Par exemple, les yeux entrent en contact avec un objet placé devant soi et la conscience réagit : « Tiens, il y a quelque chose ici. » Ensuite la perception reconnaît l’objet : « Oh, cela ressemble à une horloge. » La perception entraîne fréquemment des pensées à propos de ce qui a été perçu : « Est-ce qu’elle fonctionne ? » Ensuite les proliférations conceptuelles s’enchaînent très vite : « Elle a l’air bien vieille » et il est fort possible qu’elles échappent à notre contrôle : « A-t-elle été fabriquée au Japon, en Chine ou en Thaïlande ? »
Bien sûr, ce processus est très aléatoire ; il peut y avoir une anicroche à n’importe quel stade. Au niveau de l’organe des sens, par exemple, si ma vue n’est pas bonne et que j’ai enlevé mes lunettes : je peux voir mais pas très clairement. Ou bien au niveau de l’objet, si quelqu’un l’a retourné et tout ce que je vois est une forme bizarre ; dans ce cas il n’y a pas cette perception qui reconnaît l’objet ; il y a la conscience de la présence d’un objet mais je ne perçois pas de quoi il s’agit tant que je ne le vois pas sous un certain angle – sauf si je suis très malin.
Mais l’important dans ce processus sensoriel est que, à n’importe quel stade, quelque chose peut mal tourner. La perception n’est pas fiable du tout. Parvenir à avoir une perception correcte est très difficile : l’organe des sens peut être défectueux, l’objet peut nous être inconnu, la conscience peut ne pas enregistrer les faits et la perception risque d’être fausse. Nous avons tous entendu parler de distorsions de la perception.
Nous devons aussi tenir compte des distorsions (vipallāsa) de la vérité auxquelles est sujet un esprit non éveillé. Nos perceptions sont filtrées au travers de nos conditionnements, ce qui inclut nos pollutions mentales personnelles. Nous sommes fondamentalement « entravés par l’ignorance et enchaînés par le désir », ce qui nous empêche de voir les choses telles qu’elles sont réellement (yathābūtā).

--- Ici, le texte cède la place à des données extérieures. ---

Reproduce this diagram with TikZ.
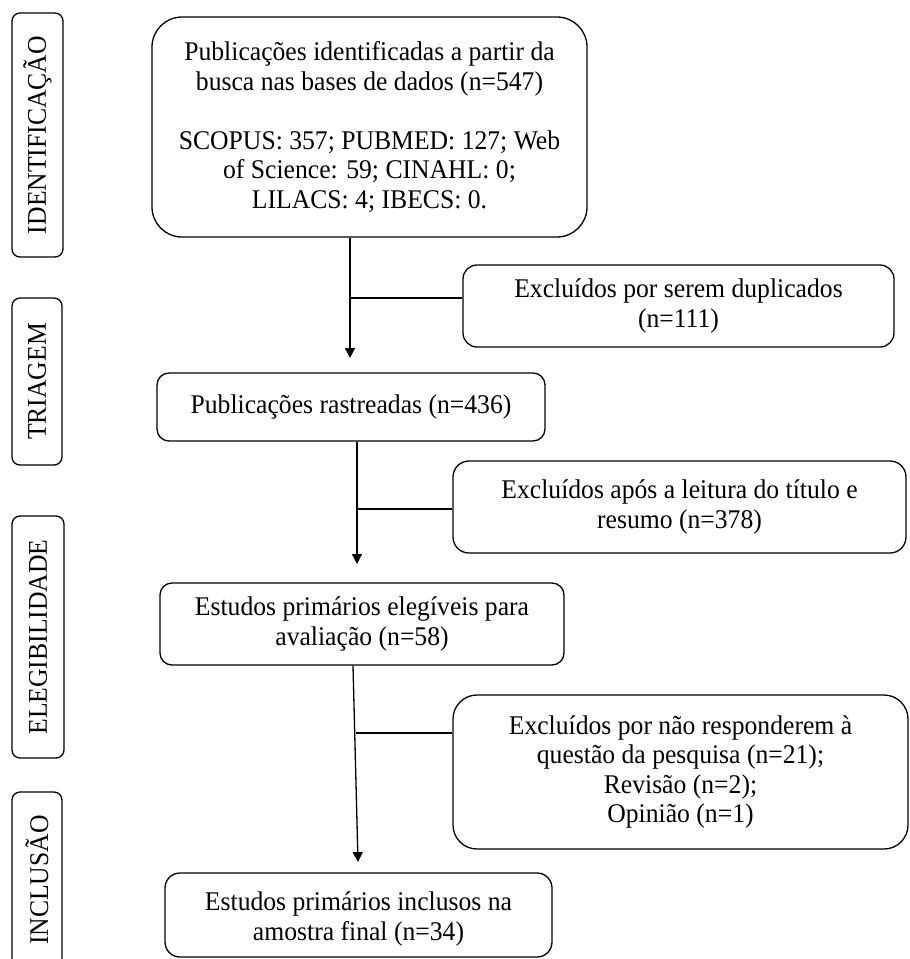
\documentclass[tikz,border=0pt]{standalone}
\usepackage{fontspec}
\setmainfont[FakeStretch=0.95]{Liberation Serif}
\usetikzlibrary{arrows.meta,calc}
\begin{document}
\begin{tikzpicture}[x=1pt,y=1pt,
  every node/.style={font=\fontsize{27}{29.5}\selectfont, align=center, inner sep=0pt},
  box/.style={draw, line width=1.3pt},
  phase/.style={draw, line width=1.3pt, rounded corners=8pt, rotate=90},
  link/.style={line width=1.3pt},
  arr/.style={link, -{Triangle[length=10pt,width=10pt]}}]
\useasboundingbox (0,0) rectangle (910,-959);
% phase labels
\node[phase, minimum width=244pt, minimum height=51pt] (p1) at (37.5,-135) {IDENTIFICAÇÃO};
\node[phase, minimum width=167pt, minimum height=50pt] (p2) at (37,-381.5) {TRIAGEM};
\node[phase, minimum width=242pt, minimum height=52pt] (p3) at (38,-637) {ELEGIBILIDADE};
\node[phase, minimum width=176pt, minimum height=50pt] (p4) at (37,-880) {INCLUSÃO};
% main boxes
\node[box, rounded corners=30pt, minimum width=435pt, minimum height=220pt] (b1) at (369.5,-127)
  {Publicações identificadas a partir da\\ busca nas bases de dados (n=547)\\[29.5pt]
   SCOPUS: 357; PUBMED: 127; Web\\ of Science: 59; CINAHL: 0;\\ LILACS: 4; IBECS: 0.};
\node[box, rounded corners=14pt, minimum width=431pt, minimum height=82pt] (e1) at (678.5,-306)
  {Excluídos por serem duplicados\\ (n=111)};
\node[box, rounded corners=12pt, minimum width=388pt, minimum height=68pt] (b2) at (351,-407)
  {Publicações rastreadas (n=436)};
\node[box, rounded corners=16pt, minimum width=453pt, minimum height=92pt] (e2) at (679.5,-507)
  {Excluídos após a leitura do título e\\ resumo (n=378)};
\node[box, rounded corners=12pt, minimum width=404pt, minimum height=82pt] (b3) at (362,-624)
  {Estudos primários elegíveis para\\ avaliação (n=58)};
\node[box, rounded corners=24pt, minimum width=455pt, minimum height=154pt] (e3) at (680.5,-772)
  {Excluídos por não responderem à\\ questão da pesquisa (n=21);\\ Revisão (n=2);\\ Opinião (n=1)};
\node[box, rounded corners=15pt, minimum width=387pt, minimum height=84pt] (b4) at (358.5,-915)
  {\rule{0pt}{27pt}Estudos primários inclusos na\\ amostra final (n=34)};
% connectors
\coordinate (t1) at (350,-358);
\coordinate (j1) at (350,-298);
\coordinate (t2) at (357,-564);
\coordinate (j2) at (357,-509);
\coordinate (s3) at (353,-665);
\coordinate (t3) at (358,-862);
\coordinate (j3) at (356,-733);
\draw[arr] (b1.south -| t1) -- (t1);
\draw[link] (e1.west |- j1) -- (j1);
\draw[arr] (b2.south -| t2) -- (t2);
\draw[link] (e2.west |- j2) -- (j2);
\draw[arr] (b3.south -| s3) -- (t3);
\draw[link] (e3.west |- j3) -- (j3);
\end{tikzpicture}
\end{document}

En développant une plus grande conscience du domaine des sens, nous commençons à voir plus clairement comment fonctionne le processus de la perception et comment les obstacles, les tendances malsaines et les pollutions mentales sont générés.
Finalement, voir clairement à quel point les sens et les objets des sens sont impermanents, insatisfaisants et impersonnels (S.IV,1-6), tout comme le sont la conscience, le contact et les ressentis qui en résultent (S.IV,26-28), engendre un désintérêt, un détachement des passions et la libération ultime.